__Exercise__. Select every line below containing the word "full".

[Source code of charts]

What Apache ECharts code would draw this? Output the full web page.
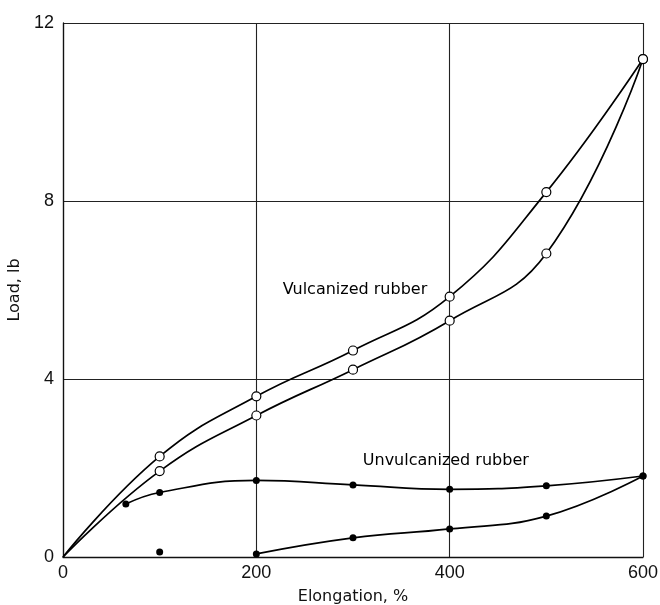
<!DOCTYPE html>
<html>
<head>
<meta charset="utf-8">
<script src="https://cdn.jsdelivr.net/npm/echarts@6/dist/echarts.min.js"></script>
<style>html,body{margin:0;padding:0;background:#fff;}#c{width:660px;height:605px;}</style>
</head>
<body>
<div id="c"></div>
<script>
// Vulcanized rubber (open circles): loading (upper) and unloading (lower)
const vulcLoadX = [0, 100, 200, 300, 400, 500, 600];
const vulcLoadY = [0, 2.26, 3.61, 4.64, 5.85, 8.2, 11.19];
const vulcUnloadX = [0, 100, 200, 300, 400, 500, 600];
const vulcUnloadY = [0, 1.93, 3.18, 4.21, 5.31, 6.82, 11.19];
// Unvulcanized rubber (filled dots)
const unvLoadX = [65, 100, 200, 300, 400, 500, 600];
const unvLoadY = [1.19, 1.45, 1.72, 1.62, 1.52, 1.6, 1.82];
const unvUnloadX = [200, 300, 400, 500, 600];
const unvUnloadY = [0.07, 0.43, 0.63, 0.92, 1.82];
const strayX = [100];
const strayY = [0.11];
// Tick labels
const xTicks = [0, 200, 400, 600];
const yTicks = [0, 4, 8, 12];
// Curve annotations
const noteText = ['Vulcanized rubber', 'Unvulcanized rubber'];
const noteX = [302, 396];
const noteY = [6.0, 2.15];

const FONT = 'Liberation Sans, Arial, sans-serif';
const WIDE = 'DejaVu Sans, sans-serif';
function pts(xs, ys, hideFirstAtOrigin) {
  return xs.map((x, i) => {
    if (hideFirstAtOrigin && x === 0 && ys[i] === 0) return { value: [x, ys[i]], symbol: 'none' };
    return [x, ys[i]];
  });
}
const openStyle = { color: '#fff', borderColor: '#000', borderWidth: 1.2 };
const lineStyle = { color: '#000', width: 1.7 };
const SM = 0.45;

const chart = echarts.init(document.getElementById('c'), null, { renderer: 'canvas' });
chart.setOption({
  animation: false,
  backgroundColor: '#fff',
  grid: { left: 63, right: 17, top: 23, bottom: 48, show: false, containLabel: false, outerBoundsMode: 'none' },
  xAxis: {
    type: 'value', min: xTicks[0], max: xTicks[xTicks.length - 1], interval: 200,
    name: 'Elongation, %', nameLocation: 'middle', nameGap: 32,
    nameTextStyle: { fontFamily: WIDE, fontSize: 16, color: '#111' },
    axisLine: { show: true, lineStyle: { color: '#111', width: 1.3 } },
    axisTick: { show: false },
    axisLabel: { fontFamily: FONT, fontSize: 18, color: '#111', margin: 7 },
    splitLine: { show: true, lineStyle: { color: '#222', width: 1.1 } }
  },
  yAxis: {
    type: 'value', min: yTicks[0], max: yTicks[yTicks.length - 1], interval: 4,
    name: 'Load, lb', nameLocation: 'middle', nameGap: 36,
    nameTextStyle: { fontFamily: WIDE, fontSize: 16, color: '#111' },
    axisLine: { show: true, lineStyle: { color: '#111', width: 1.3 } },
    axisTick: { show: false },
    axisLabel: { fontFamily: FONT, fontSize: 18, color: '#111', margin: 9 },
    splitLine: { show: true, lineStyle: { color: '#222', width: 1.1 } }
  },
  series: [
    { type: 'line', data: pts(vulcLoadX, vulcLoadY, true), smooth: SM, symbol: 'circle', symbolSize: 9,
      itemStyle: openStyle, lineStyle: lineStyle, z: 3 },
    { type: 'line', data: pts(vulcUnloadX, vulcUnloadY, true), smooth: SM, symbol: 'circle', symbolSize: 9,
      itemStyle: openStyle, lineStyle: lineStyle, z: 3 },
    { type: 'line', data: pts(unvLoadX, unvLoadY, false), smooth: SM, symbol: 'circle', symbolSize: 7,
      itemStyle: { color: '#000' }, lineStyle: lineStyle, z: 3 },
    { type: 'line', data: pts(unvUnloadX, unvUnloadY, false), smooth: SM, symbol: 'circle', symbolSize: 7,
      itemStyle: { color: '#000' }, lineStyle: lineStyle, z: 3 },
    { type: 'scatter', data: pts(strayX, strayY, false), symbol: 'circle', symbolSize: 7,
      itemStyle: { color: '#000', opacity: 1 }, z: 3 },
    { type: 'scatter', symbolSize: 0, silent: true, z: 4, itemStyle: { opacity: 1 },
      data: noteText.map((t, i) => ({ value: [noteX[i], noteY[i]], name: t })),
      label: { show: true, position: 'inside', formatter: p => p.name, opacity: 1,
               fontFamily: WIDE, fontSize: 16, color: '#000' } }
  ]
});
</script>
</body>
</html>
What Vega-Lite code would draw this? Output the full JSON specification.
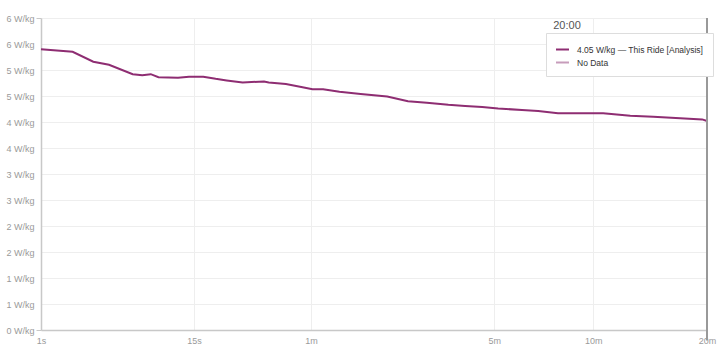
{
  "$schema": "https://vega.github.io/schema/vega-lite/v6.json",
  "autosize": "none",
  "width": 666,
  "height": 312,
  "padding": {"left": 41, "top": 18, "right": 18, "bottom": 27},
  "background": "white",
  "config": {
    "view": {"stroke": null},
    "font": "Liberation Sans",
    "axis": {"labelFont": "Liberation Sans", "labelColor": "#9a9a9a", "labelFontSize": 9, "gridColor": "#eeeeee", "domainColor": "#c8c8c8", "domainWidth": 1.5, "title": null}
  },
  "data": {"values": [
    {"t": 1, "v": 5.40}, {"t": 2, "v": 5.35}, {"t": 3, "v": 5.16}, {"t": 4, "v": 5.10},
    {"t": 6, "v": 4.92}, {"t": 7, "v": 4.90}, {"t": 8, "v": 4.92}, {"t": 9, "v": 4.86},
    {"t": 12, "v": 4.85}, {"t": 14, "v": 4.87}, {"t": 17, "v": 4.87}, {"t": 20, "v": 4.83},
    {"t": 23, "v": 4.80}, {"t": 28, "v": 4.76}, {"t": 36, "v": 4.78}, {"t": 38, "v": 4.76},
    {"t": 46, "v": 4.73}, {"t": 55, "v": 4.67}, {"t": 61, "v": 4.63}, {"t": 68, "v": 4.63},
    {"t": 80, "v": 4.58}, {"t": 98, "v": 4.54}, {"t": 125, "v": 4.49}, {"t": 150, "v": 4.40},
    {"t": 176, "v": 4.37}, {"t": 210, "v": 4.33}, {"t": 240, "v": 4.31}, {"t": 274, "v": 4.29},
    {"t": 309, "v": 4.26}, {"t": 368, "v": 4.23}, {"t": 413, "v": 4.21}, {"t": 474, "v": 4.17},
    {"t": 557, "v": 4.17}, {"t": 640, "v": 4.17}, {"t": 760, "v": 4.12}, {"t": 875, "v": 4.10},
    {"t": 1028, "v": 4.07}, {"t": 1168, "v": 4.05}, {"t": 1200, "v": 4.02}
  ]},
  "layer": [
    {
      "mark": {"type": "line", "strokeWidth": 2},
      "encoding": {
        "x": {"field": "t", "type": "quantitative",
          "scale": {"type": "pow", "exponent": 0.2, "domain": [1, 1200], "nice": false, "zero": false},
          "axis": {"values": [1, 15, 60, 300, 600, 1200], "tickCount": 20, "ticks": false, "labelPadding": 6, "labelFlush": false,
            "labelExpr": "datum.value < 60 ? datum.value + 's' : (datum.value / 60) + 'm'"}},
        "y": {"field": "v", "type": "quantitative",
          "scale": {"domain": [0, 6], "nice": false},
          "axis": {"values": [0, 0.5, 1, 1.5, 2, 2.5, 3, 3.5, 4, 4.5, 5, 5.5, 6], "tickCount": 20,
            "labelExpr": "round(datum.value) + ' W/kg'", "tickSize": 5, "labelPadding": 2, "labelOverlap": false,
            "tickColor": {"condition": {"test": "datum.value == 0 || datum.value == 6", "value": "#c8c8c8"}, "value": "transparent"}}},
        "color": {"datum": "4.05 W/kg — This Ride [Analysis]", "type": "nominal",
          "scale": {"domain": ["4.05 W/kg — This Ride [Analysis]", "No Data"], "range": ["#8e2d72", "#c79cbb"]},
          "legend": {"orient": "none", "legendX": 505, "legendY": 15, "title": null, "padding": 9,
            "fillColor": "white", "strokeColor": "#dddddd", "symbolType": "stroke", "symbolSize": 169,
            "symbolStrokeWidth": 2, "labelFont": "Liberation Sans", "labelFontSize": 8.5, "labelColor": "#333333",
            "labelOffset": 7, "rowPadding": 1}}
      }
    },
    {
      "data": {"values": [{}]},
      "mark": {"type": "rule", "color": "#999999", "strokeWidth": 2},
      "encoding": {"x": {"datum": 1200, "type": "quantitative"}, "y": {"datum": 6}, "y2": {"datum": -0.2}}
    },
    {
      "data": {"values": [{}]},
      "mark": {"type": "text", "text": "20:00", "color": "#555555", "fontSize": 11, "font": "Liberation Sans", "dx": -140, "dy": 8, "baseline": "middle"},
      "encoding": {"x": {"datum": 1200, "type": "quantitative"}, "y": {"datum": 6}}
    }
  ]
}
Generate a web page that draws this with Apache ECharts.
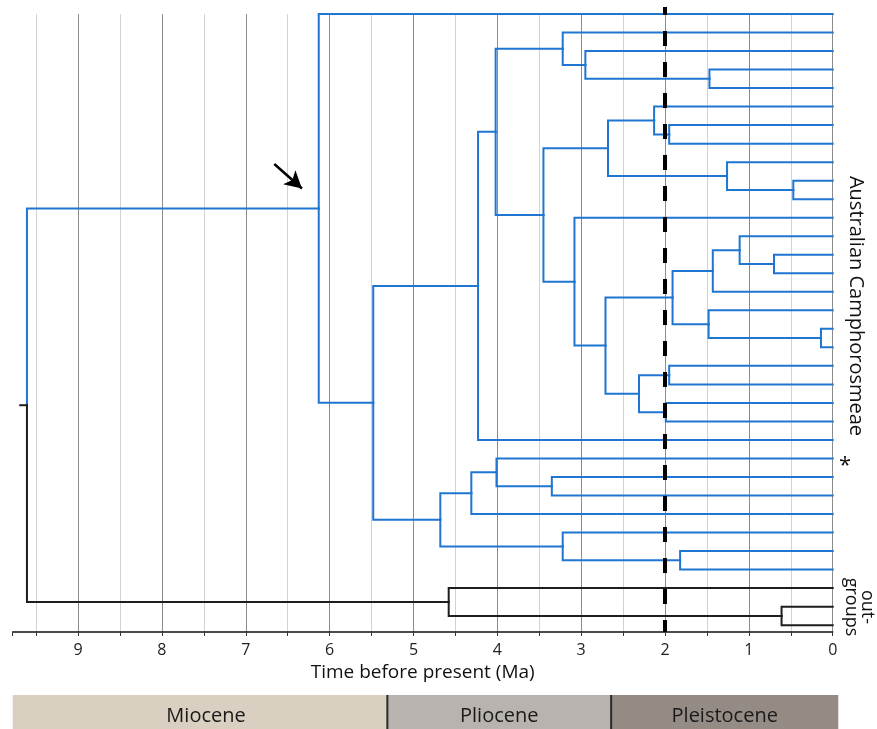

__Reply to the task__.
What Apache ECharts code would draw this? Output the full web page.
What Vega-Lite code would draw this? Output the full JSON specification.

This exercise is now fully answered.